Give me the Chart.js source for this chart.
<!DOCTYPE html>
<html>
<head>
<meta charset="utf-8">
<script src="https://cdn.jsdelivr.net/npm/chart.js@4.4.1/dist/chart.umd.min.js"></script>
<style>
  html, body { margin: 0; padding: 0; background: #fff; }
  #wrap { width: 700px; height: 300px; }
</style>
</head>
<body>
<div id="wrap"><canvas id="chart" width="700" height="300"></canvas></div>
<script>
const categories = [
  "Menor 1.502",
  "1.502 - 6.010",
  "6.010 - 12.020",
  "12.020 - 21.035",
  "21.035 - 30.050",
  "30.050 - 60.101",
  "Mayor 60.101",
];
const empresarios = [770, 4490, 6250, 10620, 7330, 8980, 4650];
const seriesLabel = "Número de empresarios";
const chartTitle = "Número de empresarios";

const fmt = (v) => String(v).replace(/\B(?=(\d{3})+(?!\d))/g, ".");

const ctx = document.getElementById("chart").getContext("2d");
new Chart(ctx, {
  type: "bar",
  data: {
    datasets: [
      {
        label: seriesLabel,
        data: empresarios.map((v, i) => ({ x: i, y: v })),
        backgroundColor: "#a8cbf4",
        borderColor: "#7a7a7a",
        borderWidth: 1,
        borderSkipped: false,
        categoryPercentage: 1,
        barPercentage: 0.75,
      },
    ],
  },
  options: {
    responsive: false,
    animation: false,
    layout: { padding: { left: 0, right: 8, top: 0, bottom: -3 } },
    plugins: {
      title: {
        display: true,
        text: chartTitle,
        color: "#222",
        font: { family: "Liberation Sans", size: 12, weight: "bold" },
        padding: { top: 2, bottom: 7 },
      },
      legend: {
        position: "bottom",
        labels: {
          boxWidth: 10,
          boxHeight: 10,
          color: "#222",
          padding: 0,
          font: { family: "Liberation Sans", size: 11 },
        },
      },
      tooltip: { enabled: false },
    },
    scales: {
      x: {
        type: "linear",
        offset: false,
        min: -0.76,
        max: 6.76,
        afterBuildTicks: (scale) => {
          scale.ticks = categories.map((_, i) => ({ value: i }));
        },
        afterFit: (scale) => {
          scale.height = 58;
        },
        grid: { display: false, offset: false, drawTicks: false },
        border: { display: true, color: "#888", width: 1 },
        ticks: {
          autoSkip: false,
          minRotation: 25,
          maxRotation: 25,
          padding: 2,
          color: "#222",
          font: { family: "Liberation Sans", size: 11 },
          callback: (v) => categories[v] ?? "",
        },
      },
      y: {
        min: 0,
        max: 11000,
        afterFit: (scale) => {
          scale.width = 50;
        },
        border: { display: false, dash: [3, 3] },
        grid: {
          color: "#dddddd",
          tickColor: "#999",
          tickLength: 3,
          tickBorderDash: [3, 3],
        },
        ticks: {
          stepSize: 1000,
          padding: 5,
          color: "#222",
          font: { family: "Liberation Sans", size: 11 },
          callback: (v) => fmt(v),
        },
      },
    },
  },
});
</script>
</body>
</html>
......
◆ Task brief
Return a word-for-word copy of the lines from the beginning of the listing to the line holding "const fmt = (v)", both kept.

◆ Answer to this exercise
Give me the Chart.js source for this chart.
<!DOCTYPE html>
<html>
<head>
<meta charset="utf-8">
<script src="https://cdn.jsdelivr.net/npm/chart.js@4.4.1/dist/chart.umd.min.js"></script>
<style>
  html, body { margin: 0; padding: 0; background: #fff; }
  #wrap { width: 700px; height: 300px; }
</style>
</head>
<body>
<div id="wrap"><canvas id="chart" width="700" height="300"></canvas></div>
<script>
const categories = [
  "Menor 1.502",
  "1.502 - 6.010",
  "6.010 - 12.020",
  "12.020 - 21.035",
  "21.035 - 30.050",
  "30.050 - 60.101",
  "Mayor 60.101",
];
const empresarios = [770, 4490, 6250, 10620, 7330, 8980, 4650];
const seriesLabel = "Número de empresarios";
const chartTitle = "Número de empresarios";

const fmt = (v) => String(v).replace(/\B(?=(\d{3})+(?!\d))/g, ".");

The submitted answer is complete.